I was once told I wrote about “fluffy” subjects and, well, in my line of work that’s rarely intended as a compliment. I don’t know what the person’s intentions were but I didn’t feel particularly wounded; after all, I have always considered frivolity to be a very serious business: life is dark enough. I was once again reminded of just how dark life is last Monday and like many others before me, I want to move away from what I usually write about and dedicate this space to a woman who was in a number of ways a role model to aspiring female writers and journalists everywhere.

While many people go out of their way on a daily basis to sling mud at women and call them hysterical for stating that the divide between men and women is not just a figment of the female imagination, I can’t help but think back to my university days. Virginia Woolf’s lines in A Room of One’s Own about Shakespeare having an unknown sister whose talent could never be recognised spring to mind, closely followed by Adrienne Rich’s essay on what it means to be a woman.

Let us have the courage to speak up when we have been wronged and not sit prettily and take it because we have been raised to be complacently toothless

One cannot help but be haunted by her retelling of a Jewish prayer which starts by the supplicant thanking God that he was not born female. Our lack of history has robbed us of voices: it has rendered us too weak and tired of cooking, cleaning and raising children to speak.

Whether you loved or loathed her, and indeed no one could remain lukewarm in the face of such a force of nature, Daphne Caruana Galizia was a woman ahead of her time whose eloquence could only be matched by her great wit. Multi-gifted, she did not only find time to chase stories all over the island and beyond; she was also a renowned tastemaker who produced some of the most beautiful magazines that I have ever had the fortune of owning. Time and time again, she wrote about injustice, unfairness and downright misogyny on this speck of rock we call home and time and time again she was proven right by how truly backwards people could be when they went out of their way to deride her role as a journalist and call her a ‘witch’. Indeed, witch was one of the more favourable names she was given by people whose greatest offence towards a woman is to call her ugly.

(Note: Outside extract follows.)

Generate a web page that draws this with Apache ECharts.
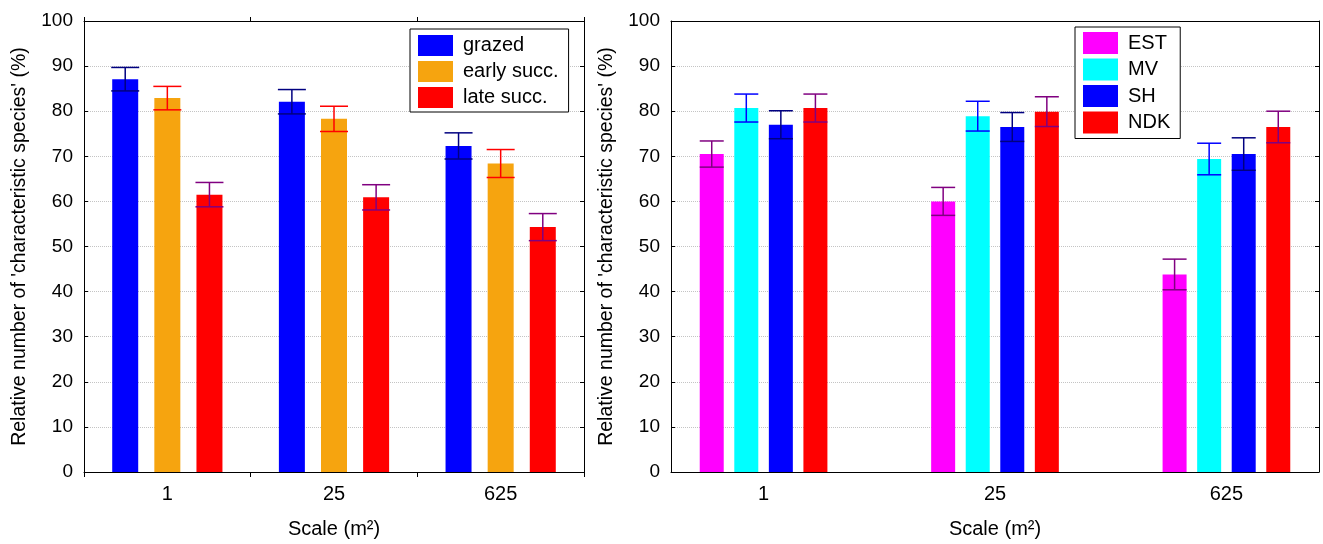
<!DOCTYPE html>
<html>
<head>
<meta charset="utf-8">
<script src="https://cdn.jsdelivr.net/npm/echarts@6/dist/echarts.min.js"></script>
<style>
html,body{margin:0;padding:0;background:#fff;}
#chart{width:1323px;height:544px;}
</style>
</head>
<body>
<div id="chart"></div>
<script>
// ---- data ----
const categories = ['1', '25', '625'];
const yAxisName = "Relative number of 'characteristic species' (%)";
const xAxisName = 'Scale (m²)';

// left panel
const leftNames = ['grazed', 'early succ.', 'late succ.'];
const grazed = [87.1, 82.1, 72.3];
const grazedErr = [2.6, 2.7, 2.9];
const earlySucc = [82.9, 78.3, 68.4];
const earlySuccErr = [2.6, 2.8, 3.1];
const lateSucc = [61.5, 60.9, 54.3];
const lateSuccErr = [2.7, 2.8, 3.0];

// right panel
const rightNames = ['EST', 'MV', 'SH', 'NDK'];
const est = [70.5, 60.0, 43.8];
const estErr = [2.9, 3.1, 3.4];
const mv = [80.7, 78.9, 69.4];
const mvErr = [3.1, 3.3, 3.5];
const sh = [77.0, 76.5, 70.5];
const shErr = [3.1, 3.2, 3.6];
const ndk = [80.7, 79.9, 76.5];
const ndkErr = [3.1, 3.3, 3.5];

// ---- styles ----
const FONT = '"Liberation Sans", Arial, sans-serif';
const leftColors = ['#0000ff', '#f6a40f', '#ff0000'];
const leftErrColors = ['#000080', '#ff0000', '#800080'];
const rightColors = ['#ff00ff', '#00ffff', '#0000ff', '#ff0000'];
const rightErrColors = ['#800080', '#0000ff', '#000080', '#800080'];

const L_BW = 26, L_GAP = 0.62;
const R_BW = 24, R_GAP = 0.44;

const chart = echarts.init(document.getElementById('chart'), null, {renderer: 'canvas'});

function errSeries(name, xIdx, yIdx, means, errs, xs, offset, capW, color) {
  return {
    type: 'custom',
    name: name,
    xAxisIndex: xIdx,
    yAxisIndex: yIdx,
    z: 10,
    silent: true,
    data: means.map((m, i) => [xs[i], m, errs[i]]),
    encode: {x: 0, y: 1},
    renderItem: function (params, api) {
      const x = api.value(0), m = api.value(1), e = api.value(2);
      const hi = api.coord([x, m + e]);
      const lo = api.coord([x, m - e]);
      const cx = hi[0] + offset;
      const h = capW / 2;
      const st = {stroke: color, lineWidth: 1.5};
      return {
        type: 'group',
        children: [
          {type: 'line', shape: {x1: cx, y1: hi[1], x2: cx, y2: lo[1]}, style: st},
          {type: 'line', shape: {x1: cx - h, y1: hi[1], x2: cx + h, y2: hi[1]}, style: st},
          {type: 'line', shape: {x1: cx - h, y1: lo[1], x2: cx + h, y2: lo[1]}, style: st}
        ]
      };
    }
  };
}

const leftMeans = [grazed, earlySucc, lateSucc];
const leftErrs = [grazedErr, earlySuccErr, lateSuccErr];
const rightMeans = [est, mv, sh, ndk];
const rightErrs = [estErr, mvErr, shErr, ndkErr];

const series = [];
leftNames.forEach((n, i) => {
  series.push({
    type: 'bar', name: n, xAxisIndex: 0, yAxisIndex: 0,
    data: leftMeans[i], barWidth: L_BW, barGap: (L_GAP * 100) + '%',
    itemStyle: {color: leftColors[i]}, silent: true
  });
});
const catIdx = categories.map((c, i) => i);
leftNames.forEach((n, i) => {
  const off = (i - (leftNames.length - 1) / 2) * L_BW * (1 + L_GAP);
  series.push(errSeries(n + ' err', 0, 0, leftMeans[i], leftErrs[i], catIdx, off, L_BW + 2, leftErrColors[i]));
});
const rx = categories.map((c, i) => i + 1);
rightNames.forEach((n, i) => {
  series.push({
    type: 'bar', name: n, xAxisIndex: 2, yAxisIndex: 2,
    data: rightMeans[i].map((v, k) => [rx[k], v]), barWidth: R_BW, barGap: (R_GAP * 100) + '%',
    itemStyle: {color: rightColors[i]}, silent: true
  });
});
rightNames.forEach((n, i) => {
  const off = (i - (rightNames.length - 1) / 2) * R_BW * (1 + R_GAP);
  series.push(errSeries(n + ' err', 2, 2, rightMeans[i], rightErrs[i], rx, off, R_BW, rightErrColors[i]));
});

const axisLine = {show: true, onZero: false, lineStyle: {color: '#000', width: 1}};
const textBase = {color: '#000', fontFamily: FONT};

function yMain(gridIndex, nameGap) {
  return {
    type: 'value', gridIndex: gridIndex, min: 0, max: 100, interval: 10,
    position: 'left',
    axisLine: axisLine,
    axisTick: {show: true, inside: true, length: 4, lineStyle: {color: '#000'}},
    axisLabel: Object.assign({fontSize: 19, margin: 11}, textBase),
    splitLine: {show: true, lineStyle: {color: '#c4c4c4', type: 'dotted', width: 1}},
    name: yAxisName, nameLocation: 'middle', nameGap: nameGap, nameRotate: 90,
    nameTextStyle: Object.assign({fontSize: 19.5}, textBase)
  };
}
function ySide(gridIndex) {
  return {
    type: 'value', gridIndex: gridIndex, min: 0, max: 100, interval: 10,
    position: 'right',
    axisLine: axisLine,
    axisTick: {show: true, inside: true, length: 4, lineStyle: {color: '#000'}},
    axisLabel: {show: false}, splitLine: {show: false}
  };
}

const option = {
  animation: false,
  backgroundColor: '#fff',
  textStyle: {fontFamily: FONT},
  grid: [
    {left: 84, right: 739, top: 21, bottom: 67, containLabel: false},
    {left: 671, right: 4, top: 21, bottom: 67, containLabel: false}
  ],
  legend: [
    {
      data: leftNames, orient: 'vertical', left: 410, top: 29,
      itemWidth: 35, itemHeight: 21, itemGap: 5,
      icon: 'rect', padding: [6, 10, 4, 8],
      borderColor: '#000', borderWidth: 1, backgroundColor: '#fff',
      textStyle: Object.assign({fontSize: 20, padding: [0, 0, 0, 5]}, textBase),
      selectedMode: false
    },
    {
      data: rightNames, orient: 'vertical', left: 1075, top: 27,
      itemWidth: 35, itemHeight: 22, itemGap: 4.5,
      icon: 'rect', padding: [5, 10, 5, 8],
      borderColor: '#000', borderWidth: 1, backgroundColor: '#fff',
      textStyle: Object.assign({fontSize: 20, padding: [0, 0, 0, 5]}, textBase),
      selectedMode: false
    }
  ],
  xAxis: [
    {
      type: 'category', gridIndex: 0, data: categories, position: 'bottom',
      axisLine: axisLine,
      axisTick: {show: true, length: 5, lineStyle: {color: '#000'}},
      axisLabel: Object.assign({fontSize: 20, margin: 12}, textBase),
      splitLine: {show: false},
      name: xAxisName, nameLocation: 'middle', nameGap: 47,
      nameTextStyle: Object.assign({fontSize: 20}, textBase)
    },
    {
      type: 'category', gridIndex: 0, data: categories, position: 'top',
      axisLine: axisLine,
      axisTick: {show: true, length: 4, lineStyle: {color: '#000'}},
      axisLabel: {show: false}, splitLine: {show: false}
    },
    {
      type: 'value', gridIndex: 1, min: 0.6, max: 3.4, position: 'bottom',
      axisLine: axisLine,
      axisTick: {show: false},
      axisLabel: Object.assign({
        fontSize: 20, margin: 12, customValues: rx,
        formatter: function (v) { return categories[Math.round(v) - 1]; }
      }, textBase),
      splitLine: {show: false},
      name: xAxisName, nameLocation: 'middle', nameGap: 47,
      nameTextStyle: Object.assign({fontSize: 20}, textBase)
    },
    {
      type: 'value', gridIndex: 1, min: 0.6, max: 3.4, position: 'top',
      axisLine: axisLine, axisTick: {show: false},
      axisLabel: {show: false}, splitLine: {show: false}
    }
  ],
  yAxis: [yMain(0, 54), ySide(0), yMain(1, 54), ySide(1)],
  series: series
};
chart.setOption(option);
</script>
</body>
</html>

As a close friend pointed out a few days ago, the witch hunt is indeed finally over; however, our work has just begun. It is now up to us to push harder and write our way through the glass walls and ceilings so carefully placed around us from birth. Let us have the courage to speak up when we have been wronged and not sit prettily and take it because we have been raised to be complacently toothless. The situation for many women has been desperate for some time; let’s finally change it.